Since then, I’ve treated snow emergency levels with a kind of reverence. They’re imperfect, of course. Franklin County’s terrain varies; a stretch of downtown pavement may stay clear while suburbs near Dublin or Grove City turn treacherous. The sheriff’s office has to make broad calls with incomplete information, which means the warnings don’t always match what your eyes see. But I’ve come to value that blunt, communal restraint—a reminder that safety decisions sometimes have to be made at the scale of neighborhoods, not individuals.
I also think there’s something psychologically revealing buried in our local relationship with those alerts. The idea of “emergency levels” abstracts something deeply human into color and number. It comforts us to assign structure to chaos, to turn blizzards into systems we can rank, measure, and anticipate. But the truth is, no code can capture what it feels like when an entire city slows to silence—the sound of tires crunching snow in otherwise empty streets, the ghostly orange of streetlights reflecting off drifts so high the sidewalks disappear.
The county’s snow alerts are rational, bureaucratic, and necessary, but they carry emotional consequences no spreadsheet accounts for. They remind us that we aren’t fully in charge. We pride ourselves in this part of Ohio on productivity, on moving despite obstacles—on “making it in.” But every Level 3 declaration quietly urges the opposite: stay home, stop, wait. There’s humility in that, and maybe even grace.
What’s strange is that over the years, our collective reaction has digitalized. Instead of huddling around radios like generations past, we now watch for tweets from the Franklin County Sheriff’s Office, half-hoping for Level 3 just to justify a break. Schools and employers announce closures by automated text. The first message comes from the county, and then the entire rhythm of the region adjusts—from office policies to grocery hours to delivery routes—like a massive, invisible chain reaction.

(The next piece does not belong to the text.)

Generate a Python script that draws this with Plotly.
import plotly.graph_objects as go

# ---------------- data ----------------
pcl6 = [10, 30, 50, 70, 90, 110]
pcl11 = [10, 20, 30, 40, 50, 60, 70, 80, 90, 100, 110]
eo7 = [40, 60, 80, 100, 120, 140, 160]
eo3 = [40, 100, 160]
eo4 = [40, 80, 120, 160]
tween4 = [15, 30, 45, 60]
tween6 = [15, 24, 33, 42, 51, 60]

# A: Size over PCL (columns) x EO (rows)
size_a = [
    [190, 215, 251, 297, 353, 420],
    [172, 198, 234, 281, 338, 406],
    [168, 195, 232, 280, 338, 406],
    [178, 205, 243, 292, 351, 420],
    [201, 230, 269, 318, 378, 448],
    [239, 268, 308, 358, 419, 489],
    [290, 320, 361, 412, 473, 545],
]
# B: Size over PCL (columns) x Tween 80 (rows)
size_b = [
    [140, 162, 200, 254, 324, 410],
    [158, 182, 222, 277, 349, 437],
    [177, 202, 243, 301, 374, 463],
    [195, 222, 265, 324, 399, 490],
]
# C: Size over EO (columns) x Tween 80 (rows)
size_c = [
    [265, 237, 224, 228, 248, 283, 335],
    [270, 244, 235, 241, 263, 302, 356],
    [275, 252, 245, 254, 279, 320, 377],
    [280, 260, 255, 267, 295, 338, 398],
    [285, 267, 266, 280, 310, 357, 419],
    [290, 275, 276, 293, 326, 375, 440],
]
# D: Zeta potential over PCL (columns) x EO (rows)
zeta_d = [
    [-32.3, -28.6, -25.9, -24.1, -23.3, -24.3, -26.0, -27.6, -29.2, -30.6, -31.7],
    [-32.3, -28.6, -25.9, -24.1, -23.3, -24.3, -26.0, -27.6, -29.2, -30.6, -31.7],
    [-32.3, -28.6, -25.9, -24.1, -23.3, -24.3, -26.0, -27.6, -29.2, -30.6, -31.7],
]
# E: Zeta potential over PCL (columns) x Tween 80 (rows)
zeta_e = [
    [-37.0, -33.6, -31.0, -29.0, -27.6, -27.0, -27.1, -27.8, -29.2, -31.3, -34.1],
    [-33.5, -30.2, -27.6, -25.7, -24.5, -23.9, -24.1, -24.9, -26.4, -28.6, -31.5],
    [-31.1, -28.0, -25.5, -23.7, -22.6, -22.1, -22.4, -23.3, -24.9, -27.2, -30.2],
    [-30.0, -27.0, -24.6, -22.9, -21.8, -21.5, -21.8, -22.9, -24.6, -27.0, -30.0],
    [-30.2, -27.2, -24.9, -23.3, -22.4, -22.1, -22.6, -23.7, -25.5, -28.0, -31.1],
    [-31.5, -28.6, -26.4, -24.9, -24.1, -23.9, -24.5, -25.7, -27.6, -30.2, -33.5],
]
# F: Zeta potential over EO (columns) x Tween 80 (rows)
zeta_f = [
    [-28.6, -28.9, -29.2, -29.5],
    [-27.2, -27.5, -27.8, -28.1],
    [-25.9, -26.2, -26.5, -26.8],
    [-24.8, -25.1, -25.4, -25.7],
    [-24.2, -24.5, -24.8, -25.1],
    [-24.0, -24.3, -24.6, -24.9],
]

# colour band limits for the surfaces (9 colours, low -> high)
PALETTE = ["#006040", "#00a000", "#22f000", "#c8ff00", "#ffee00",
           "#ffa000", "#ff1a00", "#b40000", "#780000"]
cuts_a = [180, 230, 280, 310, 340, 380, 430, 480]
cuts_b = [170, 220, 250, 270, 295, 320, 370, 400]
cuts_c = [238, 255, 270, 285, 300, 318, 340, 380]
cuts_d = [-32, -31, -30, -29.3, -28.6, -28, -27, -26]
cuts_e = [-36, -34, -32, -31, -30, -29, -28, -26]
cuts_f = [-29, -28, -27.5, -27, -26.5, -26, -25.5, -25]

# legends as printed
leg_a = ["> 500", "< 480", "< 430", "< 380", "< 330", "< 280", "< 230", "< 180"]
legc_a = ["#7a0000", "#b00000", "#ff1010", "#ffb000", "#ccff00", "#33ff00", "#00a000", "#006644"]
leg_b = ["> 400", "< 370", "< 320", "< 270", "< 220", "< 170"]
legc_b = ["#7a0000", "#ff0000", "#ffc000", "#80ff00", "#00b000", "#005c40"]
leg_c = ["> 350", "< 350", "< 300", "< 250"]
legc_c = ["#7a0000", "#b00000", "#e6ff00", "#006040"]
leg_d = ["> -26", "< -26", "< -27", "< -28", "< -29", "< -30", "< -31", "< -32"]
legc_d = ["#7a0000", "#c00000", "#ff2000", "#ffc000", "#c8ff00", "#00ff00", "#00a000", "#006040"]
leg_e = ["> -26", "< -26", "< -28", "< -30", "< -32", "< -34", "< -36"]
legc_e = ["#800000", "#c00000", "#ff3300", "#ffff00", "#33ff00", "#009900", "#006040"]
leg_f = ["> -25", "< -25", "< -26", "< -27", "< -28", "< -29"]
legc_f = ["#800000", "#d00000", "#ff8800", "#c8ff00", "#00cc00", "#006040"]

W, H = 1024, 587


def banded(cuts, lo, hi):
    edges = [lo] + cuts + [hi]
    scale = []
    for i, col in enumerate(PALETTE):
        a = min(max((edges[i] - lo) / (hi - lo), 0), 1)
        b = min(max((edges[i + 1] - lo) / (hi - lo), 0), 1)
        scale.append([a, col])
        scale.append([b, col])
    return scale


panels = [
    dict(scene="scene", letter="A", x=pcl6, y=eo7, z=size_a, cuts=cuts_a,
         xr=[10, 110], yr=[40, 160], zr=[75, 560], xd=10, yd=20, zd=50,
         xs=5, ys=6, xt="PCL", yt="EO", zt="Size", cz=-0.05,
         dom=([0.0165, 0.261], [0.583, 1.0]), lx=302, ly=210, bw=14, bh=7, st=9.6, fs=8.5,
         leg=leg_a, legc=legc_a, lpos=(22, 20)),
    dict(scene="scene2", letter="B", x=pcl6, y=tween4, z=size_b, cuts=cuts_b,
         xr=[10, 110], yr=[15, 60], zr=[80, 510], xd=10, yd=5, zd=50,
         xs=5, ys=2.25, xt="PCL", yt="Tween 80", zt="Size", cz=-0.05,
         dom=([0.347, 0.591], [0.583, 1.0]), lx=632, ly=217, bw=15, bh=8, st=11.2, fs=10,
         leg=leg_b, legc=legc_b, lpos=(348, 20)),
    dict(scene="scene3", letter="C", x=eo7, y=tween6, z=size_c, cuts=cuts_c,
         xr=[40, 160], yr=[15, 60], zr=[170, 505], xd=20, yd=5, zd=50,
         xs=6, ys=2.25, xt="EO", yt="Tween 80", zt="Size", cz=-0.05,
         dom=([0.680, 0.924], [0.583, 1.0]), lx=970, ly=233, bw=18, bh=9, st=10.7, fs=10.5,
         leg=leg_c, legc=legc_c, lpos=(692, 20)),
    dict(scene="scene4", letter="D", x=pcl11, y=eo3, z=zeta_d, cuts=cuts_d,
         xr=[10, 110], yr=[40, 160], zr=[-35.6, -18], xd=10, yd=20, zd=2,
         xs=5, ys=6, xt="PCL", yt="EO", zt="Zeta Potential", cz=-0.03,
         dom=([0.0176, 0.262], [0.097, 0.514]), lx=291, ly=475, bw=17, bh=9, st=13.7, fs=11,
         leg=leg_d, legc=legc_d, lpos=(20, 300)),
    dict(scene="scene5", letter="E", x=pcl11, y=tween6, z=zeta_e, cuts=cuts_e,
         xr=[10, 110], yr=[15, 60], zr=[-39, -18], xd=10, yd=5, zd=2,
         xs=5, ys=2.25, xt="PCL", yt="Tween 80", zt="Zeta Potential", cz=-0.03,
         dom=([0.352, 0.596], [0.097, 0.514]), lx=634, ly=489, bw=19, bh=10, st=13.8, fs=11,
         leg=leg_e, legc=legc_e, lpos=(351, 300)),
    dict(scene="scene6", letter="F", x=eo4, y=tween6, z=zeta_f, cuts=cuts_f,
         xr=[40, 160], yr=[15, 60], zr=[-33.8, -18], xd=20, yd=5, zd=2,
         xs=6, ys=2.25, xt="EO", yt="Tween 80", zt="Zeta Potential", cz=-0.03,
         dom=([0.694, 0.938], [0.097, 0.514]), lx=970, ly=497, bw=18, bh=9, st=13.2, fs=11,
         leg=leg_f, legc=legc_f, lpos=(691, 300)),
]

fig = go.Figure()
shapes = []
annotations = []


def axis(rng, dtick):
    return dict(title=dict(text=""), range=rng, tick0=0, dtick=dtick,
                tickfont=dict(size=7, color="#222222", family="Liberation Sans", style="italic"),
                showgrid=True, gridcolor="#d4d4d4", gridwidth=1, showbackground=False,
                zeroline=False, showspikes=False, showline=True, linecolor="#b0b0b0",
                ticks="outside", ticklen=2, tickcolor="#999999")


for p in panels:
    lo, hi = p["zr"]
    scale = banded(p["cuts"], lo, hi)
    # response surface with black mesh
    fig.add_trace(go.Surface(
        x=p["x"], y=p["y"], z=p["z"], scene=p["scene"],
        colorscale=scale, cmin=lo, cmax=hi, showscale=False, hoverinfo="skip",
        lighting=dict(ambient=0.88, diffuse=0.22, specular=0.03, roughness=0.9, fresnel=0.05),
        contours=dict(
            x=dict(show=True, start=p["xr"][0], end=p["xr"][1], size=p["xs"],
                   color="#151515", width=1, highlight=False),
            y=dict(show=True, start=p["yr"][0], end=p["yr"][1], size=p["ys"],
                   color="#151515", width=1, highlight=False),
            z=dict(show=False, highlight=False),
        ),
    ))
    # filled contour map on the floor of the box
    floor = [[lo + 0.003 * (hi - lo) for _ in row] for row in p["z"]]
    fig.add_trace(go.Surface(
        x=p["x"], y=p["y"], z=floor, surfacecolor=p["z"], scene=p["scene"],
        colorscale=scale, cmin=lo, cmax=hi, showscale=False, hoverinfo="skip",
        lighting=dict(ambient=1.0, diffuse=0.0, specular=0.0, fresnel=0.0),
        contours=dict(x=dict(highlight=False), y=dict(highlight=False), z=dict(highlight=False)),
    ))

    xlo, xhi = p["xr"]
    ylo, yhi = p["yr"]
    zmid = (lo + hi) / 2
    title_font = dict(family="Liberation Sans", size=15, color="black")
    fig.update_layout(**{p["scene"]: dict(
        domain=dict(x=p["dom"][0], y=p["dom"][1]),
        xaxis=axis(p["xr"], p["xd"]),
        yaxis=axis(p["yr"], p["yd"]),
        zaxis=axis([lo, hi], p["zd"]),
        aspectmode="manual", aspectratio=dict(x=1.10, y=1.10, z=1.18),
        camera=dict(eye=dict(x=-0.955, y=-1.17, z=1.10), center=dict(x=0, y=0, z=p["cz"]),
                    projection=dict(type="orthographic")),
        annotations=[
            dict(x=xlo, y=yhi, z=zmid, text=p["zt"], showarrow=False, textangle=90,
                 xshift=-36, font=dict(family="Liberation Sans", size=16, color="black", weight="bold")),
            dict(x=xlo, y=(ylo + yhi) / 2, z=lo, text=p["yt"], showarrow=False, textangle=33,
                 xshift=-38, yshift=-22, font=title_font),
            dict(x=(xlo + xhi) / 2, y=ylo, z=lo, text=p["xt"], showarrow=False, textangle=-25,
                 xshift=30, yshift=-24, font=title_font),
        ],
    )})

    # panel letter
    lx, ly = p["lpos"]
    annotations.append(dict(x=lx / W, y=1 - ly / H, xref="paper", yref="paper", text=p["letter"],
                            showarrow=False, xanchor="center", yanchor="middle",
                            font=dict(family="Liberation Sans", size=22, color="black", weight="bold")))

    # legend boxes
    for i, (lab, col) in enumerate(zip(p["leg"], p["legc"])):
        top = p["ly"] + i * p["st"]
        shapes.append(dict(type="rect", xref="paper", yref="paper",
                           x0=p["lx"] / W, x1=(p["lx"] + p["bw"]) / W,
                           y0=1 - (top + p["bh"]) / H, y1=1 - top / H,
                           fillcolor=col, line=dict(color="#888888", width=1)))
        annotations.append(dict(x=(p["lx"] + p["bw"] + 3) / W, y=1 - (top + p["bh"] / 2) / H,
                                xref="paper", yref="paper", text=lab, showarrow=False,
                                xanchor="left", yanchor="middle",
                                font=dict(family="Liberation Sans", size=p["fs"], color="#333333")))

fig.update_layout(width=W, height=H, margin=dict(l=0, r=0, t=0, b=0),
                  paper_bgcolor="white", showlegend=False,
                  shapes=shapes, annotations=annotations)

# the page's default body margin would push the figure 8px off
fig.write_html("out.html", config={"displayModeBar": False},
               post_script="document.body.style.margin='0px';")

Yet, even with all that enforcement infrastructure, the snow emergency system feels almost intimate. It’s an invitation to pause and participate in a shared experience—a kind of fellowship built around stillness. That might sound romanticized, but think about it: when everything goes still at once, you can suddenly sense how connected you are to a place.
The modern Franklin County snow emergency exists at the intersection of civic safety and cultural temperament. It depends on trust more than force. The sheriff’s office can draw the line, but residents choose obedience not from fear of fines, but from an implicit social contract—a sense that individual bravado comes second to public welfare. It’s one of the rare cases where government guidance truly aligns with community rhythm.

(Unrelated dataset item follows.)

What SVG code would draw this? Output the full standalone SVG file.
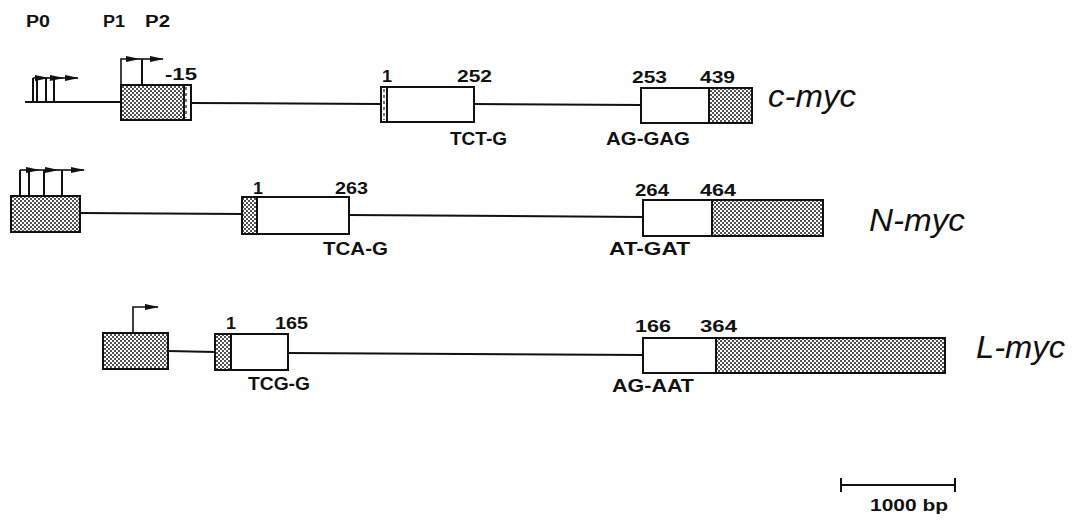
<svg xmlns="http://www.w3.org/2000/svg" width="1090" height="521" viewBox="0 0 1090 521">
<style>
.t{font-family:"Liberation Sans",Arial,sans-serif;font-weight:bold;fill:#111}
.n{font-size:17px}
.s{font-size:18px}
.g{font-family:"Liberation Sans",Arial,sans-serif;font-style:italic;font-size:31px;fill:#111}
.ln{stroke:#111;stroke-width:2;fill:none}
.ex{stroke:#111;stroke-width:2;fill:#fff}
.ht{stroke:#111;stroke-width:2;fill:url(#dots)}
.ar{stroke:#111;stroke-width:1.6;fill:none;marker-end:url(#ah)}
.dash{stroke:#111;stroke-width:1.2;stroke-dasharray:3 3}
</style>
<defs>
<pattern id="dots" width="4" height="4" patternUnits="userSpaceOnUse">
<rect width="4" height="4" fill="#fff"/>
<rect x="0" y="0" width="2" height="2" fill="#333"/>
<rect x="2" y="2" width="2" height="2" fill="#333"/>
<rect x="0.6" y="0.6" width="0.8" height="0.8" fill="#fff"/>
<rect x="2.6" y="2.6" width="0.8" height="0.8" fill="#fff"/>
</pattern>
<marker id="ah" markerWidth="14" markerHeight="7" refX="13" refY="3.5" orient="auto" markerUnits="userSpaceOnUse">
<path d="M0,0.5 L14,3.5 L0,6.5 z" fill="#111"/>
</marker>
</defs>

<rect width="1090" height="521" fill="#fff"/>

<!-- promoter labels -->
<text class="t" x="26" y="27" font-size="16" textLength="24" lengthAdjust="spacingAndGlyphs">P0</text>
<text class="t" x="103" y="27" font-size="16" textLength="22" lengthAdjust="spacingAndGlyphs">P1</text>
<text class="t" x="145" y="27" font-size="16" textLength="25" lengthAdjust="spacingAndGlyphs">P2</text>

<g id="connectors">
<!-- c-myc introns -->
<line class="ln" x1="25" y1="102" x2="121" y2="102"/>
<line class="ln" x1="191" y1="103" x2="381" y2="104"/>
<line class="ln" x1="474" y1="104" x2="641" y2="105"/>
<!-- N-myc introns -->
<line class="ln" x1="80" y1="213" x2="242" y2="214"/>
<line class="ln" x1="349" y1="215" x2="643" y2="217"/>
<!-- L-myc introns -->
<line class="ln" x1="168" y1="351" x2="215" y2="352"/>
<line class="ln" x1="288" y1="353" x2="643" y2="355"/>
</g>

<g id="c-myc-promoters">
<line class="ln" x1="33" y1="102" x2="33" y2="78" stroke-width="1.6"/>
<line class="ln" x1="37" y1="102" x2="37" y2="78" stroke-width="1.6"/>
<line class="ln" x1="46" y1="102" x2="46" y2="78" stroke-width="1.6"/>
<line class="ln" x1="54" y1="102" x2="54" y2="78" stroke-width="1.6"/>
<line class="ar" x1="33" y1="78" x2="48" y2="78"/>
<line class="ar" x1="48" y1="78" x2="63" y2="78"/>
<line class="ar" x1="63" y1="78" x2="78" y2="78"/>
<path class="ar" d="M121,85 V59 H139"/>
<line class="ar" x1="139" y1="59" x2="163" y2="59"/>
<line class="ln" x1="142" y1="59" x2="142" y2="85" stroke-width="1.6"/>
</g>

<g id="c-myc-exon1">
<rect class="ht" x="121" y="85" width="63" height="35"/>
<rect class="ex" x="184" y="85" width="7" height="35"/>
<line class="dash" x1="186" y1="87" x2="186" y2="118"/>
<text class="t n" x="165" y="80" textLength="32" lengthAdjust="spacingAndGlyphs">-15</text>
</g>

<g id="c-myc-exon2">
<rect class="ex" x="381" y="87" width="93" height="35"/>
<line class="ln" x1="387" y1="87" x2="387" y2="122"/>
<line class="dash" x1="384" y1="89" x2="384" y2="120"/>
<text class="t n" x="382" y="82" textLength="10" lengthAdjust="spacingAndGlyphs">1</text>
<text class="t n" x="457" y="82" textLength="35" lengthAdjust="spacingAndGlyphs">252</text>
<text class="t s" x="450" y="145" textLength="57" lengthAdjust="spacingAndGlyphs">TCT-G</text>
</g>

<g id="c-myc-exon3">
<rect class="ex" x="641" y="88" width="68" height="35"/>
<rect class="ht" x="709" y="88" width="43" height="35"/>
<text class="t n" x="632" y="83" textLength="35" lengthAdjust="spacingAndGlyphs">253</text>
<text class="t n" x="700" y="83" textLength="35" lengthAdjust="spacingAndGlyphs">439</text>
<text class="t s" x="606" y="145" textLength="84" lengthAdjust="spacingAndGlyphs">AG-GAG</text>
</g>

<g id="c-myc-label"><text class="g" x="768" y="107" textLength="88" lengthAdjust="spacingAndGlyphs">c-myc</text></g>

<g id="N-myc-exon1">
<line class="ln" x1="20" y1="196" x2="20" y2="170" stroke-width="1.6"/>
<line class="ln" x1="29" y1="196" x2="29" y2="170" stroke-width="1.6"/>
<line class="ln" x1="44" y1="196" x2="44" y2="170" stroke-width="1.6"/>
<line class="ln" x1="62" y1="196" x2="62" y2="170" stroke-width="1.6"/>
<line class="ar" x1="20" y1="170" x2="39" y2="170"/>
<line class="ar" x1="39" y1="170" x2="58" y2="170"/>
<line class="ar" x1="58" y1="170" x2="84" y2="170"/>
<rect class="ht" x="11" y="196" width="69" height="36"/>
</g>

<g id="N-myc-exon2">
<rect class="ex" x="242" y="197" width="107" height="37"/>
<rect class="ht" x="242" y="197" width="15" height="37"/>
<text class="t n" x="253" y="194" textLength="10" lengthAdjust="spacingAndGlyphs">1</text>
<text class="t n" x="335" y="194" textLength="33" lengthAdjust="spacingAndGlyphs">263</text>
<text class="t s" x="323" y="255" textLength="65" lengthAdjust="spacingAndGlyphs">TCA-G</text>
</g>

<g id="N-myc-exon3">
<rect class="ex" x="643" y="200" width="69" height="36"/>
<rect class="ht" x="712" y="200" width="111" height="36"/>
<text class="t n" x="635" y="196" textLength="34" lengthAdjust="spacingAndGlyphs">264</text>
<text class="t n" x="700" y="196" textLength="36" lengthAdjust="spacingAndGlyphs">464</text>
<text class="t s" x="609" y="255" textLength="81" lengthAdjust="spacingAndGlyphs">AT-GAT</text>
</g>

<g id="N-myc-label"><text class="g" x="869" y="231" textLength="96" lengthAdjust="spacingAndGlyphs">N-myc</text></g>

<g id="L-myc-exon1">
<path class="ar" d="M133,333 V307 H158"/>
<rect class="ht" x="103" y="333" width="65" height="36"/>
</g>

<g id="L-myc-exon2">
<rect class="ex" x="215" y="334" width="73" height="36"/>
<rect class="ht" x="215" y="334" width="16" height="36"/>
<text class="t n" x="226" y="329" textLength="10" lengthAdjust="spacingAndGlyphs">1</text>
<text class="t n" x="275" y="329" textLength="33" lengthAdjust="spacingAndGlyphs">165</text>
<text class="t s" x="248" y="390" textLength="62" lengthAdjust="spacingAndGlyphs">TCG-G</text>
</g>

<g id="L-myc-exon3">
<rect class="ex" x="643" y="338" width="73" height="35"/>
<rect class="ht" x="716" y="338" width="229" height="35"/>
<text class="t n" x="635" y="332" textLength="36" lengthAdjust="spacingAndGlyphs">166</text>
<text class="t n" x="700" y="332" textLength="37" lengthAdjust="spacingAndGlyphs">364</text>
<text class="t s" x="612" y="392" textLength="82" lengthAdjust="spacingAndGlyphs">AG-AAT</text>
</g>

<g id="L-myc-label"><text class="g" x="976" y="358" textLength="89" lengthAdjust="spacingAndGlyphs">L-myc</text></g>

<g id="scale-bar">
<line class="ln" x1="841" y1="485" x2="955" y2="485"/>
<line class="ln" x1="841" y1="478" x2="841" y2="492" stroke-width="1.6"/>
<line class="ln" x1="955" y1="478" x2="955" y2="492" stroke-width="1.6"/>
<text class="t" x="870" y="511" font-size="17" textLength="78" lengthAdjust="spacingAndGlyphs">1000 bp</text>
</g>
</svg>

Today, when I hear the term “Level 2,” my first thought isn’t about fear or inconvenience. It’s about responsibility—to my neighbors, the first responders, the plow drivers working twelve-hour shifts. I don’t see the guidance as paternalistic anymore, but as a practical form of collective care.

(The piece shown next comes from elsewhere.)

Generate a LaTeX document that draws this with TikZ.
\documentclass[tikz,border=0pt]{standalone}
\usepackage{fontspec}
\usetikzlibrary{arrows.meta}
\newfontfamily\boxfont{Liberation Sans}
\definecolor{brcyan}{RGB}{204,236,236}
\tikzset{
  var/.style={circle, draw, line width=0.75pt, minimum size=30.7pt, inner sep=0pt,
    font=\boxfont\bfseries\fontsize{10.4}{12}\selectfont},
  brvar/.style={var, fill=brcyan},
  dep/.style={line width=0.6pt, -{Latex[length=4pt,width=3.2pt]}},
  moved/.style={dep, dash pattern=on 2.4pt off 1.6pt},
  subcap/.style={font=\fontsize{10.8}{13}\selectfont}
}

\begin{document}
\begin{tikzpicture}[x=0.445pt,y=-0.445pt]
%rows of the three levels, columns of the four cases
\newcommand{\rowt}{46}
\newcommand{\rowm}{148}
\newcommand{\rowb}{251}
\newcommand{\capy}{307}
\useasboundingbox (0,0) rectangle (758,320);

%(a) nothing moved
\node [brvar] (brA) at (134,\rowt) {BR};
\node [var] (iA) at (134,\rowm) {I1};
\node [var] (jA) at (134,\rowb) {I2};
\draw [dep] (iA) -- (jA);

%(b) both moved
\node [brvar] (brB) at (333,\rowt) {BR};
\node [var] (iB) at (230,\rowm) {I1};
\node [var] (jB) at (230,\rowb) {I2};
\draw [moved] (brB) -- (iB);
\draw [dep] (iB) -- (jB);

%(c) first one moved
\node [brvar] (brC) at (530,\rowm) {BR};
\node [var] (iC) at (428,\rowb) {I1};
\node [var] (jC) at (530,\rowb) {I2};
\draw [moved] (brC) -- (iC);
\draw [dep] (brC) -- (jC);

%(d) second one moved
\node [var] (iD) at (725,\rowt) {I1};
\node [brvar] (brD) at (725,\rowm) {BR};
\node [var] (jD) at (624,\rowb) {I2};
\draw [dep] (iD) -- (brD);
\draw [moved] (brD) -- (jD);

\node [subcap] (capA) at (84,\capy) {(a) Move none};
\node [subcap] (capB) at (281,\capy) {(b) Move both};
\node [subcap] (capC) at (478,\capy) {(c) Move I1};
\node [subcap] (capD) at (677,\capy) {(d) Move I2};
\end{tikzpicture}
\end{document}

Oddly enough, I’ve found that those days, the Level 3 ones especially, are my favorite of winter. Not for the danger, but for the forced recalibration. When you’re boxed in by weather, stripped of errands and commutes and social expectations, the world narrows to something manageable. I sit by the window, watch the snow swallow the horizon, and listen to that rarest of sounds in modern life: quiet authority. The kind that doesn’t come from power, but from acceptance.